## Data rows
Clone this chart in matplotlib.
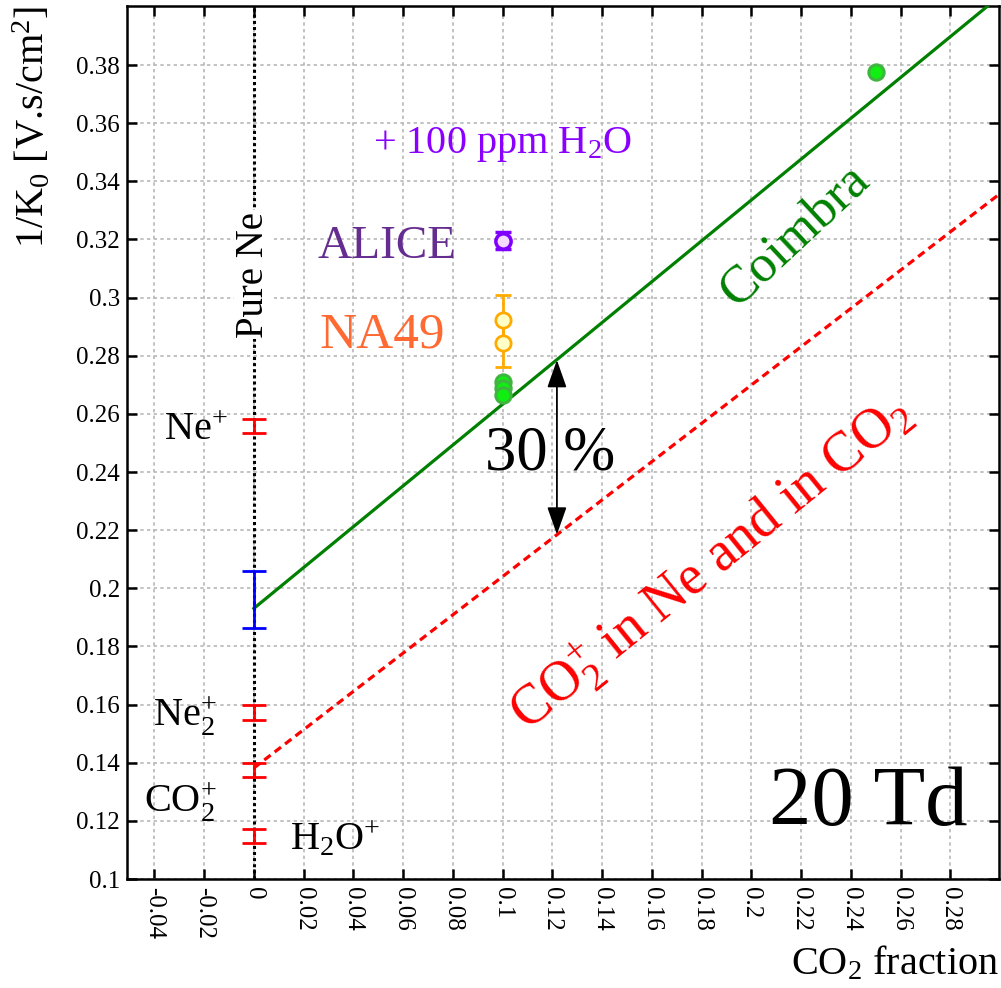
import numpy as np
import matplotlib
matplotlib.use('Agg')
import matplotlib.pyplot as plt

plt.rcParams['font.family'] = ['Liberation Serif', 'DejaVu Serif']
plt.rcParams['mathtext.fontset'] = 'custom'
plt.rcParams['mathtext.rm'] = 'Liberation Serif'
plt.rcParams['mathtext.it'] = 'Liberation Serif:italic'
plt.rcParams['mathtext.bf'] = 'Liberation Serif:bold'

# ions in pure Ne (x = 0)
ion_labels = ['Ne$^{+}$', 'Ne$_{2}^{+}$', 'CO$_{2}^{+}$', 'H$_{2}$O$^{+}$']
ion_y = [0.2558, 0.1573, 0.1375, 0.1147]
ion_err = [0.0023, 0.0026, 0.0025, 0.0024]
ion_text_x = [-0.0105, -0.0150, -0.0150, 0.0145]
ion_text_y = [0.251, 0.1523, 0.123, 0.110]

pure_ne_y = 0.196
pure_ne_err = 0.0098

# Coimbra fit and CO2+ line
coimbra_x = [0.0, 0.2995]
coimbra_y = [0.1931, 0.4035]
co2_x = [0.0, 0.2995]
co2_y = [0.1382, 0.3355]

# measured points
coimbra_pts_x = [0.1, 0.1, 0.1, 0.25]
coimbra_pts_y = [0.2711, 0.2688, 0.2665, 0.3777]

na49_x = [0.1, 0.1]
na49_y = [0.2923, 0.2845]
na49_err = [0.0086, 0.0083]

alice_x = [0.1]
alice_y = [0.3196]
alice_err = [0.003]

arrow_x = 0.1218
arrow_top = 0.2785
arrow_bot = 0.2185

xticks = np.arange(-0.04, 0.281, 0.02)
xtick_labels = ['-0.04', '-0.02', '0', '0.02', '0.04', '0.06', '0.08', '0.1', '0.12',
                '0.14', '0.16', '0.18', '0.2', '0.22', '0.24', '0.26', '0.28']
yticks = np.arange(0.1, 0.381, 0.02)
ytick_labels = ['0.1', '0.12', '0.14', '0.16', '0.18', '0.2', '0.22', '0.24', '0.26',
                '0.28', '0.3', '0.32', '0.34', '0.36', '0.38']

fig = plt.figure(figsize=(10.01, 9.88), dpi=100)
ax = fig.add_axes([0.1269, 0.1103, 0.998 - 0.1269, 0.9939 - 0.1103])
ax.set_xlim(-0.051, 0.2995)
ax.set_ylim(0.1, 0.4003)

ax.set_xticks(xticks)
ax.set_xticklabels(xtick_labels)
ax.set_yticks(yticks)
ax.set_yticklabels(ytick_labels)
ax.tick_params(axis='both', direction='in', length=7, width=1.8, labelsize=18,
               top=True, right=True)
ax.tick_params(axis='x', labelrotation=-90, pad=6)
ax.tick_params(axis='y', pad=5)
for s in ax.spines.values():
    s.set_linewidth(1.8)
ax.spines['bottom'].set_linestyle((0, (1, 1)))

ax.grid(True, color='#b8b8b8', linestyle=(0, (2, 2)), linewidth=1.2)
ax.set_axisbelow(True)

# pure Ne reference line
ax.axvline(0, color='black', linestyle=(0, (1, 1)), linewidth=2.2, zorder=2)

# lines
ax.plot(coimbra_x, coimbra_y, color='#008000', linewidth=2.3, zorder=3)
ax.plot(co2_x, co2_y, color='#ff0000', linewidth=2.3, dashes=(2.5, 1.6), zorder=3)

# ion error bars
for y, e in zip(ion_y, ion_err):
    ax.errorbar([0], [y], yerr=[e], fmt='none', ecolor='#ff0000', elinewidth=2,
                capsize=8.3, capthick=2, zorder=4)
ax.errorbar([0], [pure_ne_y], yerr=[pure_ne_err], fmt='none', ecolor='#0000ff',
            elinewidth=2, capsize=8.3, capthick=2, zorder=4)

# measured points
ax.plot(coimbra_pts_x, coimbra_pts_y, 'o', markersize=11, markerfacecolor='#11ee11',
        markeredgecolor='#40b440', markeredgewidth=2.2, linestyle='none', zorder=5)
for x, y, e in zip(na49_x, na49_y, na49_err):
    ax.errorbar([x], [y], yerr=[e], fmt='o', color='#ffaa00', markersize=11,
                markerfacecolor='#ffffc8', markeredgewidth=2, elinewidth=2,
                capsize=5.8, capthick=2, zorder=5)
ax.errorbar(alice_x, alice_y, yerr=alice_err, fmt='o', color='#8000ff', markersize=11,
            markerfacecolor='#f5dcff', markeredgewidth=2.5, elinewidth=2,
            capsize=6, capthick=2.5, zorder=5)

# 30 % arrow
ax.annotate('', xy=(arrow_x, arrow_top), xytext=(arrow_x, arrow_bot),
            arrowprops=dict(arrowstyle='<|-|>,head_length=1.7,head_width=0.6',
                            color='black', lw=1.3, shrinkA=0, shrinkB=0), zorder=6)
ax.text(0.0929, 0.241, '30 %', fontsize=45, ha='left', va='baseline')

# labels
for lab, tx, ty in zip(ion_labels, ion_text_x, ion_text_y):
    ha = 'left' if tx > 0 else 'right'
    ax.text(tx, ty, lab, fontsize=29, ha=ha, va='baseline')

ax.text(0.0, 0.3078, 'Pure Ne', fontsize=28, rotation=90, ha='center', va='center',
        bbox=dict(facecolor='white', edgecolor='none', pad=1), zorder=6)
ax.text(0.0257, 0.3136, 'ALICE', fontsize=34, color='#662d91', ha='left', va='baseline')
ax.text(0.0265, 0.283, 'NA49', fontsize=37, color='#ff6a33', ha='left', va='baseline')
ax.text(0.0478, 0.3497, '+ 100 ppm H$_{2}$O', fontsize=29, color='#8a00ff',
        ha='left', va='baseline')
ax.text(0.2175, 0.3215, 'Coimbra', fontsize=38, color='#008000', rotation=43,
        rotation_mode='anchor', ha='center', va='center')
ax.text(0.1838, 0.2085, 'CO$_{2}^{+}$ in Ne and in CO$_{2}$', fontsize=40, color='#ff0000',
        rotation=39, rotation_mode='anchor', ha='center', va='center')
ax.text(0.287, 0.1186, '20 Td', fontsize=61, ha='right', va='baseline')

ax.set_xlabel('CO$_{2}$ fraction', fontsize=29, loc='right')
ax.xaxis.set_label_coords(1.0, -0.075)
ax.set_ylabel('1/K$_{0}$ [V.s/cm$^{2}$]', fontsize=29, loc='top')
ax.yaxis.set_label_coords(-0.085, 1.0)

fig.savefig('out.png', dpi=100)
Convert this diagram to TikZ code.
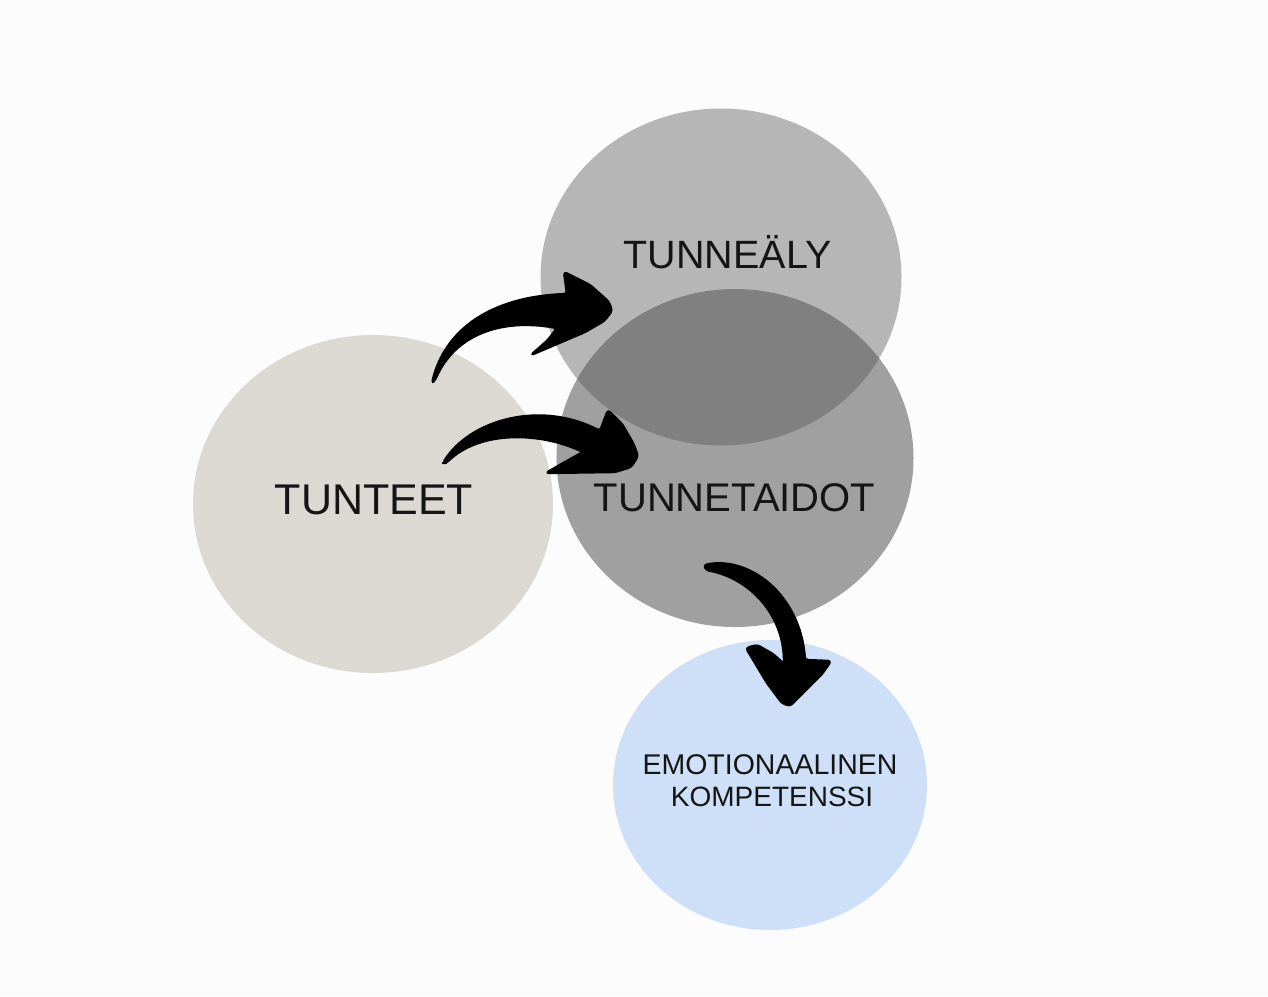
\documentclass[tikz,border=0pt]{standalone}
\usepackage{fontspec}
\setmainfont{Liberation Sans}
\usetikzlibrary{shapes.geometric}
\definecolor{bgc}{HTML}{FCFCFC}
\definecolor{cTunteet}{HTML}{DCD8D2}
\definecolor{cAly}{HTML}{B6B6B6}
\definecolor{cTaidot}{HTML}{555555}
\definecolor{cKomp}{HTML}{CEE0F8}
\definecolor{txt}{HTML}{151515}
\begin{document}
\begin{tikzpicture}[x=1pt,y=-1pt,
  blob/.style={ellipse, inner sep=0pt, draw=none},
  lbl/.style={text=txt, inner sep=0pt, anchor=base},
  brush/.style={fill=black, draw=black, line width=2.4pt, line join=round, rounded corners=3pt}]
\fill[bgc] (0,0) rectangle (1268,996);
\useasboundingbox (0,0) rectangle (1268,996);
% circles
\node[blob, fill=cTunteet, minimum width=360pt, minimum height=338pt] (tunteet) at (373,504) {};
\node[blob, fill=cAly, minimum width=361pt, minimum height=337pt] (aly) at (721,277) {};
\node[blob, fill=cTaidot, fill opacity=0.55, minimum width=357pt, minimum height=338pt] (taidot) at (735,458) {};
\node[blob, fill=cKomp, minimum width=314pt, minimum height=290pt] (komp) at (770,785) {};
% arrow end points
\coordinate (a1s) at (432,383);
\coordinate (a1e) at (612,311);
\coordinate (a2s) at (443,463);
\coordinate (a2e) at (638,456);
\coordinate (a3s) at (704,565);
\coordinate (a3e) at (790,706);
% arrow 1: tunteet -> tunneäly
\path[brush] (a1s) .. controls (445,330) and (490,297) .. (567,294) -- (564,272) -- (590,285) -- (609,302) -- (a1e)
  -- (604,321) -- (585,332) -- (531,355) -- (548,340) -- (557,328) .. controls (500,318) and (455,335) .. (435,380) -- cycle;
% arrow 2: tunteet -> tunnetaidot
\path[brush] (a2s) .. controls (470,420) and (540,400) .. (600,431) -- (608,410) -- (622,424) -- (633,443) -- (a2e)
  -- (631,467) -- (615,472) -- (546,473) -- (565,462) -- (583,452) .. controls (540,432) and (480,430) .. (446,463) -- cycle;
% arrow 3: tunnetaidot -> kompetenssi
\path[brush] (a3s) .. controls (750,556) and (800,595) .. (805,660) -- (831,661) -- (822,674) -- (802,694) -- (a3e)
  -- (782,703) -- (767,683) -- (746,648) -- (757,645) -- (773,654) -- (784,664) .. controls (784,615) and (750,578) .. (706,570) -- cycle;
% labels
\node[lbl, font=\fontsize{43pt}{50pt}\selectfont] (t1) at (374,514) {TUNTEET};
\node[lbl, font=\fontsize{39.5pt}{46pt}\selectfont] (t2) at (727.5,268) {TUNNEÄLY};
\node[lbl, font=\fontsize{40pt}{46pt}\selectfont] (t3) at (734.5,511) {TUNNETAIDOT};
\node[lbl, font=\fontsize{28.5pt}{32pt}\selectfont] (t4a) at (770,774) {EMOTIONAALINEN};
\node[lbl, font=\fontsize{28pt}{32pt}\selectfont] (t4b) at (772,806) {KOMPETENSSI};
\end{tikzpicture}
\end{document}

## Stated exercise
Write out, word for word, the lines from the start of the data through the one holding "arrow_bot = 0.2185". Omit pictures.

## Response to this task
Clone this chart in matplotlib.
import numpy as np
import matplotlib
matplotlib.use('Agg')
import matplotlib.pyplot as plt

plt.rcParams['font.family'] = ['Liberation Serif', 'DejaVu Serif']
plt.rcParams['mathtext.fontset'] = 'custom'
plt.rcParams['mathtext.rm'] = 'Liberation Serif'
plt.rcParams['mathtext.it'] = 'Liberation Serif:italic'
plt.rcParams['mathtext.bf'] = 'Liberation Serif:bold'

# ions in pure Ne (x = 0)
ion_labels = ['Ne$^{+}$', 'Ne$_{2}^{+}$', 'CO$_{2}^{+}$', 'H$_{2}$O$^{+}$']
ion_y = [0.2558, 0.1573, 0.1375, 0.1147]
ion_err = [0.0023, 0.0026, 0.0025, 0.0024]
ion_text_x = [-0.0105, -0.0150, -0.0150, 0.0145]
ion_text_y = [0.251, 0.1523, 0.123, 0.110]

pure_ne_y = 0.196
pure_ne_err = 0.0098

# Coimbra fit and CO2+ line
coimbra_x = [0.0, 0.2995]
coimbra_y = [0.1931, 0.4035]
co2_x = [0.0, 0.2995]
co2_y = [0.1382, 0.3355]

# measured points
coimbra_pts_x = [0.1, 0.1, 0.1, 0.25]
coimbra_pts_y = [0.2711, 0.2688, 0.2665, 0.3777]

na49_x = [0.1, 0.1]
na49_y = [0.2923, 0.2845]
na49_err = [0.0086, 0.0083]

alice_x = [0.1]
alice_y = [0.3196]
alice_err = [0.003]

arrow_x = 0.1218
arrow_top = 0.2785
arrow_bot = 0.2185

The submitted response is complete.